What are you hoping that this film will do in terms of illuminating Ursula to her existing fans, and new readers?

We're coming to the end of about a year of thing being in film festivals and limited theatrical runs, so being in front of audiences makes it clear that we did succeed in both satisfying the people who already loved her and knew her, and the people who didn't know her. It's a hard balance to strike.

I guess to answer your question, we're in a moment when the challenges seem insurmountable at times. There was something comforting about her as a person, knowing that she was out there. I hope that the lesson that can come through for people is that we can both have joy and comfort in our lives, and keep working toward change. We don't have to look at everything through the lens of disaster, even while there's disaster around us. That might not be the most helpful way to look at it.
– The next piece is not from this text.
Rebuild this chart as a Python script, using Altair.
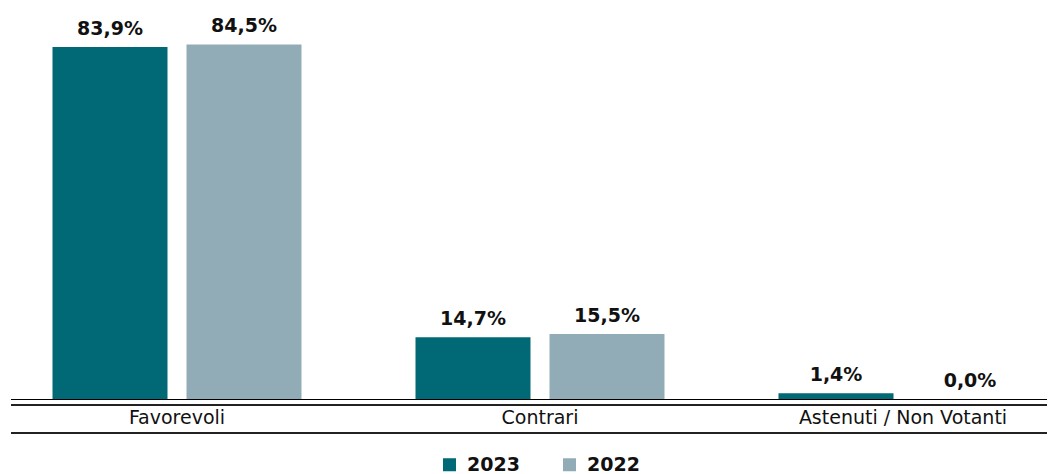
import altair as alt
import pandas as pd

categories = ["Favorevoli", "Contrari", "Astenuti / Non Votanti"]
years = ["2023", "2022"]
values_2023 = [83.9, 14.7, 1.4]
values_2022 = [84.5, 15.5, 0.0]
colors = ["#016876", "#91ACB6"]

rows = []
for c, v in zip(categories, values_2023):
    rows.append({"cat": c, "year": "2023", "val": v})
for c, v in zip(categories, values_2022):
    rows.append({"cat": c, "year": "2022", "val": v})
df = pd.DataFrame(rows)
df["label"] = df["val"].map(lambda v: f"{v:.1f}%".replace(".", ","))

cat_df = pd.DataFrame({"cat": categories})
one = pd.DataFrame({"k": [0]})

W = 1036
H = 378
FONT = "DejaVu Sans"

xscale = alt.Scale(domain=categories, range=[-15.5, 1073.5], paddingInner=0, paddingOuter=0)
xoff = alt.Scale(domain=years, paddingInner=0.1418, paddingOuter=0.4254)
yscale = alt.Scale(domain=[0, 90.1], nice=False, zero=True)

bars = alt.Chart(df).mark_bar().encode(
    x=alt.X("cat:N", scale=xscale, axis=None, sort=categories),
    xOffset=alt.XOffset("year:N", scale=xoff, sort=years),
    y=alt.Y("val:Q", scale=yscale, axis=None),
    color=alt.Color(
        "year:N",
        scale=alt.Scale(domain=years, range=colors),
        sort=years,
        legend=alt.Legend(
            title=None,
            orient="none",
            direction="horizontal",
            legendX=429,
            legendY=434,
            symbolType="square",
            symbolSize=169,
            symbolStrokeWidth=0,
            labelFont=FONT,
            labelFontSize=19,
            labelFontWeight="bold",
            labelColor="#111111",
            labelOffset=8,
            columnPadding=40,
        ),
    ),
)

bar_labels = alt.Chart(df).mark_text(
    dy=-12, baseline="alphabetic", align="center", font=FONT, fontSize=19,
    fontWeight="bold", color="#111111",
).encode(
    x=alt.X("cat:N", scale=xscale, axis=None, sort=categories),
    xOffset=alt.XOffset("year:N", scale=xoff, sort=years),
    y=alt.Y("val:Q", scale=yscale, axis=None),
    text="label:N",
)

axis_labels = alt.Chart(cat_df).mark_text(
    baseline="alphabetic", align="center", font=FONT, fontSize=19,
    color="#111111",
).encode(
    x=alt.X("cat:N", scale=xscale, axis=None, sort=categories),
    y=alt.value(H + 25),
    text="cat:N",
)

base_line = alt.Chart(one).mark_rule(color="#000000", strokeWidth=1).encode(
    x=alt.value(0), x2=alt.value(W), y=alt.value(H + 0.5)
)
top_band = alt.Chart(one).mark_rule(color="#222222", strokeWidth=2).encode(
    x=alt.value(0), x2=alt.value(W), y=alt.value(H + 6)
)
bottom_band = alt.Chart(one).mark_rule(color="#222222", strokeWidth=2).encode(
    x=alt.value(0), x2=alt.value(W), y=alt.value(H + 34)
)

chart = alt.layer(bars, bar_labels, axis_labels, base_line, top_band, bottom_band).properties(
    width=W,
    height=H,
    padding={"left": 3, "top": 13, "right": 0, "bottom": 80},
    autosize=alt.AutoSizeParams(type="none"),
    background="white",
).configure_view(stroke=None)

chart.save("out.html", embed_options={"renderer": "svg", "actions": False})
Her biographer, Julie Phillips, called her the éminence grise of the American imagination. She was this champion of the imagination and it's not a trivial thing. It's not something only for children. It's actually a question of survival. If we're going to get through this moment, if we're going to have a better world, we have to first be able to conceive it. And in order to conceive it, we have to try and write it down. We have to work it out. We have to think of all the factors. And those factors are not just about technology, and they're not just about questions of war and peace. They're questions about how we structure our societies and how we treat each other as human beings. She has, throughout her work, demanded that we use our imagination. She continues to do that through her work, after her death.

American Masters: Worlds of Ursula K. Le Guin premieres on Friday, August 2 at 9PM on PBS.